27 March 2012

Thought for food, part deux

It occurs to me that there's a list of unconvincing arguments that people of faith need to stop making. And I should probably be helpful and put them down.

1) Pascal's Wager. It doesn't follow automatically that the existence of a deity involves the existence of a permanent afterlife, nor that that afterlife is one of torment and agony. Further, it doesn't follow that the existence of a deity involves a series of ritualistic practices and beliefs only of the sort that you proscribe for people to do. South Park has a great episode on this with the point being that what you're arguing is something like "if you don't do things exactly in this way, you're going to hell", but why "exactly in this way" matters at all is left unexplained. South Park answered this fallacious logical claim with the bulk of humanity going straight to hell after an apocalyptic event and promptly being told "I'm sorry, the correct answer was Mormon". (hypothetically, suppose some other being other than your preferred manner of god governs the universe, your rejection of that god, and the implied jealous rage you have imposed on deities generally for said rejection, it would follow that you should probably believe in a lot of rejected deities to cover your bases. Most people don't bother to do this, suggesting some other basis for religious belief is involved than mere prudence indicated in the PW logical claim). Really there are a lot of logical problems with it; that non-theists are treated in the way you describe, that there is affirmatively a deity involved, etc.

Further, it can very well harm you to believe any of the premises involved in Pascal, so it is not a costless wager. For instance, I think of afterlife beliefs as among the most dangerous aspects of religious dogma for the impact they have on inducing terrorism and strife among the hopeless in societies all around the world.

2) The most common arguments in favor are social signals, community benefits/charitable works, financial rewards, or other related inferences. Things like if "everyone you know is doing it", it must be okay. These premises are not always accurate assessments when divorced from religion, but more over, they are not evidence in and of themselves of deistic existence so much as the impact on culture and society by religious institutions and organisations. They are also not always accurate assessments of the populations in question belief and faith level, which damages the credibility of the messenger.

3) Anything related to hell. Sorry. I'm not scared of things you (humans) made up and which changed throughout the centuries.

4) Anything related to heaven. Nor am I impressed by things you made up either, and which changed even more dramatically over time. I could begin offering people unicorn sandwiches and dragon pelts when people who follow me die. I don't think people should be taking this as evidence of anything.

5) "You cannot prove he doesn't exist". No. I can't. That's not the same as presenting evidence that you know something I don't. There are a lot of things I can't prove necessarily or to certainty, but there are at least suggestive empirical grounds for believing those things to be true. There are no empirical grounds for the basis of your beliefs in this case.

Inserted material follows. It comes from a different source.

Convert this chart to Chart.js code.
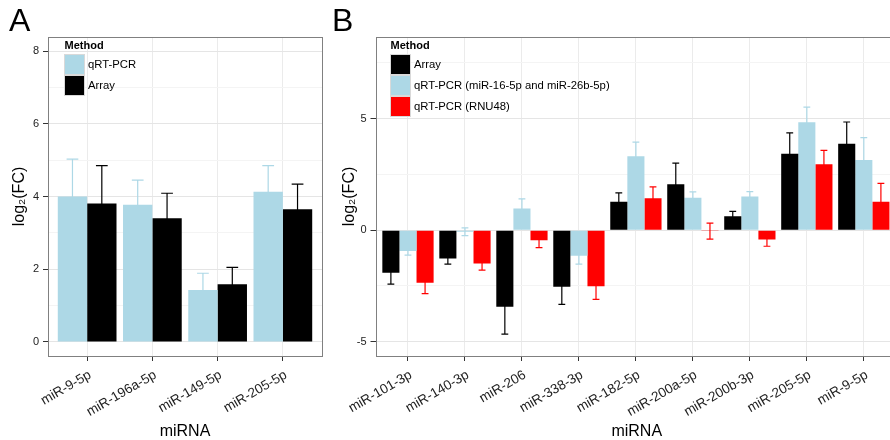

6) I really find it annoying that people have a omniscient, omnipotent deity, with amorphous qualities that avoid having to provide evidentiary claims, but then define this deity, and other related qualities to it by thoroughly human qualities like jealousy and spite. While this might make claims like "made in his image" accurate, to my amusement, they are not evidence of an objectively existing deity in order to make such a thing sensible. They are perhaps evidence that you can conceive of very little and are bereft of imagination. Mostly they are suggestive to an argument that man created god. And not the other way around.

7) Any personal benefits from meditation/prayer. Good for you. What makes you think that benefit comes from something other than your own material sensations and mental states? Much less certain about it to the point of belief and faith.

8) Inferring that I cannot be a good person, or be morally grounded without that I should have belief in X. If that's your belief, fine. I don't have to be friends with you if you don't think I can be a good person. That doesn't a) hurt my feelings or b) more importantly, suggest much about ethical practices. Again, there's a great deal of leaping going on to decide both what ethical practices are deemed good/bad, and what beliefs are necessary to practice them. That sounds ultimately more arbitrary than what I try to do to decide what is right or wrong. (and deciding right and wrong is generally pretty simple anyway, especially for a social animal like a human being. The troublesome part of ethics are found in dilemmas where right answers are harder to come by and for which you, like me, have little to no guidance).

9) 2LOT. Yeah. This one is bizarre. It mostly happens for the same reason intelligent design happens: people don't understand science. But they know enough about it to make extravagant claims based on much more limited scientific claims. (Also, the implication that evolution or the creation of life at all is about "order" and thus a violation of even the common folk misinterpretation of the second law of thermodynamics is just plain silly).